◆ What the task requires:
Using the listing below, select the lines with the word "this" and copy them.

◆ Information provided:
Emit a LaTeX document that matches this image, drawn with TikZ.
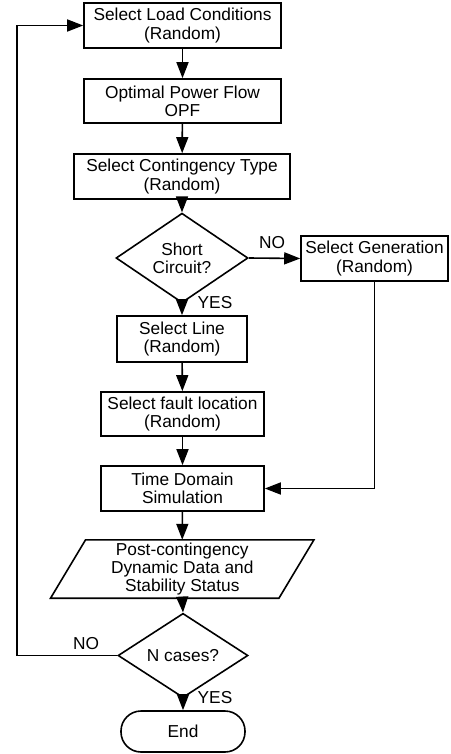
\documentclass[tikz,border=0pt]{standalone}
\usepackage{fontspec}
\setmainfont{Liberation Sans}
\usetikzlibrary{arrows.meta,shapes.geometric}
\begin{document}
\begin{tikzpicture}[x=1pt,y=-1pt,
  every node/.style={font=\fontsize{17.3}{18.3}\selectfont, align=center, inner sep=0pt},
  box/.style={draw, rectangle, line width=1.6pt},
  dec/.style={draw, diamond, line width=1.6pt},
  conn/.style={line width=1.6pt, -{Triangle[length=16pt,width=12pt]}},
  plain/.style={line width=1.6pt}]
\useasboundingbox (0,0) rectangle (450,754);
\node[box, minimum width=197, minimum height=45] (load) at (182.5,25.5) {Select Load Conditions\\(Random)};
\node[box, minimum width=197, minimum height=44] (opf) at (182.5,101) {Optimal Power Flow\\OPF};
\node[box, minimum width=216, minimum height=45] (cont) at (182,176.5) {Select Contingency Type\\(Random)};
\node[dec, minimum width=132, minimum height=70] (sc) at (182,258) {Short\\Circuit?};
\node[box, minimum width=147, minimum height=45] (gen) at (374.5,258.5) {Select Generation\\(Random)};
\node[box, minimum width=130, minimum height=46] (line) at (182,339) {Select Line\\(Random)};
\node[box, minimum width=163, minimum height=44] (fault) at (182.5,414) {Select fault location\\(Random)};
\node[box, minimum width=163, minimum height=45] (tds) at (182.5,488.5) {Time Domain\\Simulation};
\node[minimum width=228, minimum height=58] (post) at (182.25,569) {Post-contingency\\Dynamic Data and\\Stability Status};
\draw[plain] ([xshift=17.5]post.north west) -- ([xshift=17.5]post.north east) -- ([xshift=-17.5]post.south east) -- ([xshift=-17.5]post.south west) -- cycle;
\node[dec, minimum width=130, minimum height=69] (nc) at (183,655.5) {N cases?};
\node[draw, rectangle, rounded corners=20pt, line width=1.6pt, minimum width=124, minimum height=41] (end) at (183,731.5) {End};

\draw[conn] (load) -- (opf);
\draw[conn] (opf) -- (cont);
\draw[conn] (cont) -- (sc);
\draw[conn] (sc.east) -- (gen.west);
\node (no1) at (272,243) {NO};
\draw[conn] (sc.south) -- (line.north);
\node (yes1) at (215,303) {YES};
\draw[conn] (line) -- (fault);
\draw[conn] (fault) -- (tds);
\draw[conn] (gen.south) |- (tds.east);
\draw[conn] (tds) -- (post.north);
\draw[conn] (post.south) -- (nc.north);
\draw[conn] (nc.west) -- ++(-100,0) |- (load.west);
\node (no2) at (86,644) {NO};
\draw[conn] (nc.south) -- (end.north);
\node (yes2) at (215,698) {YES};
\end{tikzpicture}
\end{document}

--

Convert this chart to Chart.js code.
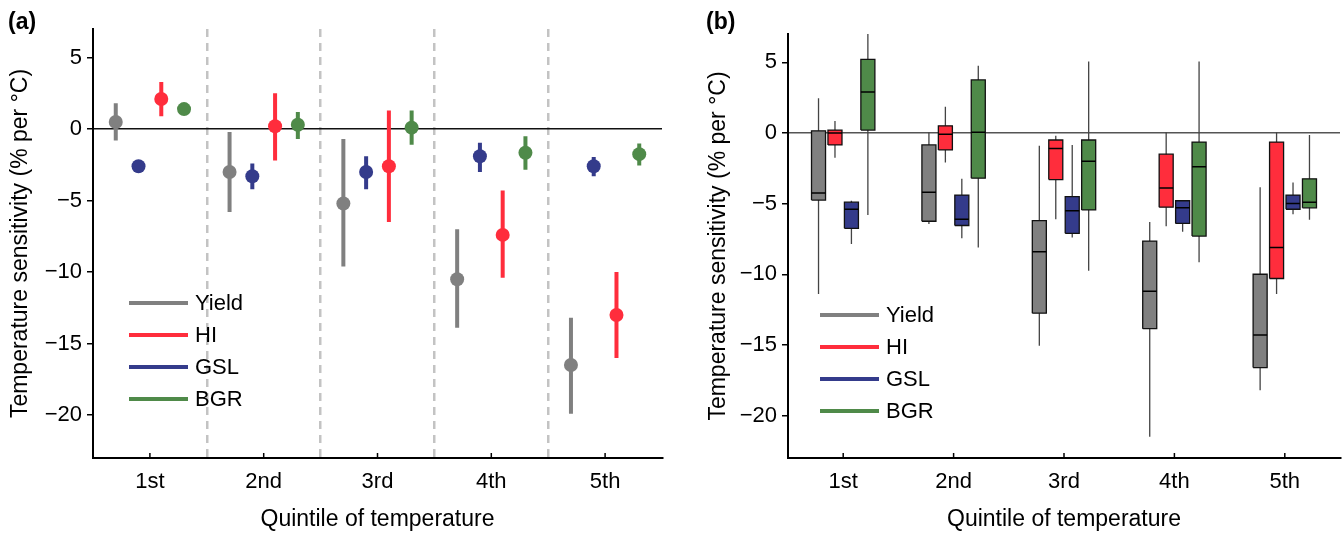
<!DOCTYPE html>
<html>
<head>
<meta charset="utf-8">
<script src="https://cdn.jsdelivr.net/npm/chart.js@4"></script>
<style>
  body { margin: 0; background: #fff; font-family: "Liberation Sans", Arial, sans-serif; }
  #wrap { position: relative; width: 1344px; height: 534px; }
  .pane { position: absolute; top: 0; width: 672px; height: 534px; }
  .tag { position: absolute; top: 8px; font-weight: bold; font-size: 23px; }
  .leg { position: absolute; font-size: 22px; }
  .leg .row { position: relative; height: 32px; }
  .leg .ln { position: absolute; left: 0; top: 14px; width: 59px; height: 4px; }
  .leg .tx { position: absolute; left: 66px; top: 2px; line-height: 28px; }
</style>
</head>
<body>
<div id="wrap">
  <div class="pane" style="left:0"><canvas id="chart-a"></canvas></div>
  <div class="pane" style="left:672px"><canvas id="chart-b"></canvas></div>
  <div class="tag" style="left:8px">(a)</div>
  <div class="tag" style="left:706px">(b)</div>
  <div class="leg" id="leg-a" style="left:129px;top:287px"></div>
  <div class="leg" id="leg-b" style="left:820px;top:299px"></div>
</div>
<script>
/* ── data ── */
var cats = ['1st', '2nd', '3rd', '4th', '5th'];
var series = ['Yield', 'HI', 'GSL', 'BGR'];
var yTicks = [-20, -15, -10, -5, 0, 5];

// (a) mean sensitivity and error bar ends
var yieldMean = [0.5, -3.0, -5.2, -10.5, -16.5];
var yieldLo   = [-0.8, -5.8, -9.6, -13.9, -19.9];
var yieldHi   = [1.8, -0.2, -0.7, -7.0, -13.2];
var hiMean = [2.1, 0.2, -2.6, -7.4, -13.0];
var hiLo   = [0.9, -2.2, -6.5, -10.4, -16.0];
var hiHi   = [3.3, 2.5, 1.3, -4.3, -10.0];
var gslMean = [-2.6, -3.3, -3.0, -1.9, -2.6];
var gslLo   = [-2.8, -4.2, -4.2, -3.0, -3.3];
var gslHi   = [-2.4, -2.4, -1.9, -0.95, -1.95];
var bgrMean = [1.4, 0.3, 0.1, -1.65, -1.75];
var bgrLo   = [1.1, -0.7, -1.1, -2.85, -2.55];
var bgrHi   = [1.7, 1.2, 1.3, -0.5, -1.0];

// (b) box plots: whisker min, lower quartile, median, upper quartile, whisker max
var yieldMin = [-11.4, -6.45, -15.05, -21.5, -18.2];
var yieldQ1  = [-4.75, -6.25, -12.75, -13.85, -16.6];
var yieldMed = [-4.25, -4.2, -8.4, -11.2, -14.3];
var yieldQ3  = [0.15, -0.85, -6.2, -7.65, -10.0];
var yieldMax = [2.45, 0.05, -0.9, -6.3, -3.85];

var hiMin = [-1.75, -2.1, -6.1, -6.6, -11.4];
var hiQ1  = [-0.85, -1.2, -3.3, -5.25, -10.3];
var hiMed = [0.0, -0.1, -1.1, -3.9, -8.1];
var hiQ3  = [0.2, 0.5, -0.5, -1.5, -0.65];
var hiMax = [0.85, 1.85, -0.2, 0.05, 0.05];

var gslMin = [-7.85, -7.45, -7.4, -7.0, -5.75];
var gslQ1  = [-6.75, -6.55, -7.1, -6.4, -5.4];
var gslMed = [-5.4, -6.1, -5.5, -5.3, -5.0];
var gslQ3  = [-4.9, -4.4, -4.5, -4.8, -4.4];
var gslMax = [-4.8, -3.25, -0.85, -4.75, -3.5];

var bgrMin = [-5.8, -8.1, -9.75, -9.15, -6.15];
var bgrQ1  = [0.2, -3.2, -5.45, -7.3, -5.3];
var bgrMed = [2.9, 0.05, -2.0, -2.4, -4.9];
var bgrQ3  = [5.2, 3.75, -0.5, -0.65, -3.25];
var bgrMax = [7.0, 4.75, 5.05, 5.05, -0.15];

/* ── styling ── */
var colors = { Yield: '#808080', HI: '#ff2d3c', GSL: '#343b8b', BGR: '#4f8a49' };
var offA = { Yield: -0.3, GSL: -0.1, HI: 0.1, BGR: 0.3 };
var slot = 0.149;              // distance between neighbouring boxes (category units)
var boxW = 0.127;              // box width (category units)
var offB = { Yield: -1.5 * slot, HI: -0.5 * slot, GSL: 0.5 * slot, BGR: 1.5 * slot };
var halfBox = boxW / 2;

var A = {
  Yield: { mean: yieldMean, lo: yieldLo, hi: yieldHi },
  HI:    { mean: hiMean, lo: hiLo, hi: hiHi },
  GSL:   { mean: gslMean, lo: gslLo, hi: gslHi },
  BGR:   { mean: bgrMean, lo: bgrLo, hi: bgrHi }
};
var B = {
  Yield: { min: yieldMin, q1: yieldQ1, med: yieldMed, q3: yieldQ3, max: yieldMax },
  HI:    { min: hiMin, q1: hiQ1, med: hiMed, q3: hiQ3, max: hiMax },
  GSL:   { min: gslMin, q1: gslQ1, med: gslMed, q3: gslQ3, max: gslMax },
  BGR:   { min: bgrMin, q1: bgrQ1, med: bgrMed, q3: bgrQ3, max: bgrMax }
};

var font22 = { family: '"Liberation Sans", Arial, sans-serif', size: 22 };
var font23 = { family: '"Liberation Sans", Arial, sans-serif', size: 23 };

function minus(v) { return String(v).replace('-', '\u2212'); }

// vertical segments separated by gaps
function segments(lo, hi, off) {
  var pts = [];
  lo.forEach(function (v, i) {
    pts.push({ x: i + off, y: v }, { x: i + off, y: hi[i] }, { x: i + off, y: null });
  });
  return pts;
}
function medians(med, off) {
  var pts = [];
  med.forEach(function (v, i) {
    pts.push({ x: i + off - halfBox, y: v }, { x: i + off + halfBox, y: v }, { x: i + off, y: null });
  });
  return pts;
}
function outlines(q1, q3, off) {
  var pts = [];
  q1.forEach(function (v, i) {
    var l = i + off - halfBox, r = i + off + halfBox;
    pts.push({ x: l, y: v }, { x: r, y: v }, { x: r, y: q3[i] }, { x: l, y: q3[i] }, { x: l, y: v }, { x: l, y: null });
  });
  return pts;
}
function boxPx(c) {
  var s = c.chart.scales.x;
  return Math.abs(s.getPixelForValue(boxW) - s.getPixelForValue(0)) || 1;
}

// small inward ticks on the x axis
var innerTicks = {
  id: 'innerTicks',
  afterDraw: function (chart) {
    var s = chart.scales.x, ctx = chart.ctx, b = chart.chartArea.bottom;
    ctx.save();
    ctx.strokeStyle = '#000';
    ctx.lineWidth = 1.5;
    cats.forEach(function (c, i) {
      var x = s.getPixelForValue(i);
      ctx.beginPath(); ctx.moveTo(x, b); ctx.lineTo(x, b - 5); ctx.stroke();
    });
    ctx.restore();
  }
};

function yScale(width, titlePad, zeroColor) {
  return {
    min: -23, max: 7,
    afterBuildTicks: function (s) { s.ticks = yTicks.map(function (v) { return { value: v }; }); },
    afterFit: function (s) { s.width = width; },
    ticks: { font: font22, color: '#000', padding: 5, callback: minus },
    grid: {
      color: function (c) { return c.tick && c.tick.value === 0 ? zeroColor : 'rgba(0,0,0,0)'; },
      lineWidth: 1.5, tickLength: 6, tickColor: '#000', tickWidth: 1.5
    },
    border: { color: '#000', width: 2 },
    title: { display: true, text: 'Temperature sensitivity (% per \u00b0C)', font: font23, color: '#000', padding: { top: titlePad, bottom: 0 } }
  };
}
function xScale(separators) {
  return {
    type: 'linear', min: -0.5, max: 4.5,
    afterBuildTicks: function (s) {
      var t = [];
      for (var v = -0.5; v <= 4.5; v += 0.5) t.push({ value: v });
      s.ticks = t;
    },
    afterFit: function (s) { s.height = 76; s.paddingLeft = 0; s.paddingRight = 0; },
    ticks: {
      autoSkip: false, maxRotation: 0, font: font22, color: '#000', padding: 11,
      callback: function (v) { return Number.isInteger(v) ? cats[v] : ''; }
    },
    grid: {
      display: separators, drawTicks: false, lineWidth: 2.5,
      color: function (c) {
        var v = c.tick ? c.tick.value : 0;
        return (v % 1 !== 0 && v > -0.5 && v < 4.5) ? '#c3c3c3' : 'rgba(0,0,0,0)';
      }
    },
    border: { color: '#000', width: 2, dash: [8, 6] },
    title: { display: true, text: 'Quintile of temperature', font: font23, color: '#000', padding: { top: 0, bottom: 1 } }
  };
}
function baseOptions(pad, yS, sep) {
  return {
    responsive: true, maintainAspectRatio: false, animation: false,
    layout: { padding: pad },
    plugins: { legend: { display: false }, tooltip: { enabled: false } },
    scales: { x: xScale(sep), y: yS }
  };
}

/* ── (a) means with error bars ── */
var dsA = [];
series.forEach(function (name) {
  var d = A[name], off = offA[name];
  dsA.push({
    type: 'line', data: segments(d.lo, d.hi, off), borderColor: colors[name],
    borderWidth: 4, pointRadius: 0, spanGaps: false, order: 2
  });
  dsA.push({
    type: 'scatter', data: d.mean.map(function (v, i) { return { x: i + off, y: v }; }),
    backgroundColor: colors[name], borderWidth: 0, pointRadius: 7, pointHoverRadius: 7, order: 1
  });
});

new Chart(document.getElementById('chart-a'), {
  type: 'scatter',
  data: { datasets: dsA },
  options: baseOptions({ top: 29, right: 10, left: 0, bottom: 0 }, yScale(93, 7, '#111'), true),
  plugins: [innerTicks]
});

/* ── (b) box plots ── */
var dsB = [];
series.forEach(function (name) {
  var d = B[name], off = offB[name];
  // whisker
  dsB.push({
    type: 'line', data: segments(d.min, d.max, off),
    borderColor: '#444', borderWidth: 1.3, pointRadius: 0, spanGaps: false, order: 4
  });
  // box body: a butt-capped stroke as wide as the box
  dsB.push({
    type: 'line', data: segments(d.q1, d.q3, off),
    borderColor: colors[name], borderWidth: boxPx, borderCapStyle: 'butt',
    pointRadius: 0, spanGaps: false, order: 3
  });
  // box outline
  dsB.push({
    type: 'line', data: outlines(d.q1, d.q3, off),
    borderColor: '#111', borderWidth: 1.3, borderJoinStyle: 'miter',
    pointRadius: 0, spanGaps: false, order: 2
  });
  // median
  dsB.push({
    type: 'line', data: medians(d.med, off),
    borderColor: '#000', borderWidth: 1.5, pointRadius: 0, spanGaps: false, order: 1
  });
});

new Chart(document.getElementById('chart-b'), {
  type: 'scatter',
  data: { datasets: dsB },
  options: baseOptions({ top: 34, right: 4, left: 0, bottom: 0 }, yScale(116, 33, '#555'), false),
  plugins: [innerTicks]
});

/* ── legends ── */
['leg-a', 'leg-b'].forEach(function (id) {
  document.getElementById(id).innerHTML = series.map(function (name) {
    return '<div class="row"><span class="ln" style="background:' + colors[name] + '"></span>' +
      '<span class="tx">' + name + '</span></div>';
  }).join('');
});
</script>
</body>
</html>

◆ Written answer:
Emit a LaTeX document that matches this image, drawn with TikZ.
Convert this chart to Chart.js code.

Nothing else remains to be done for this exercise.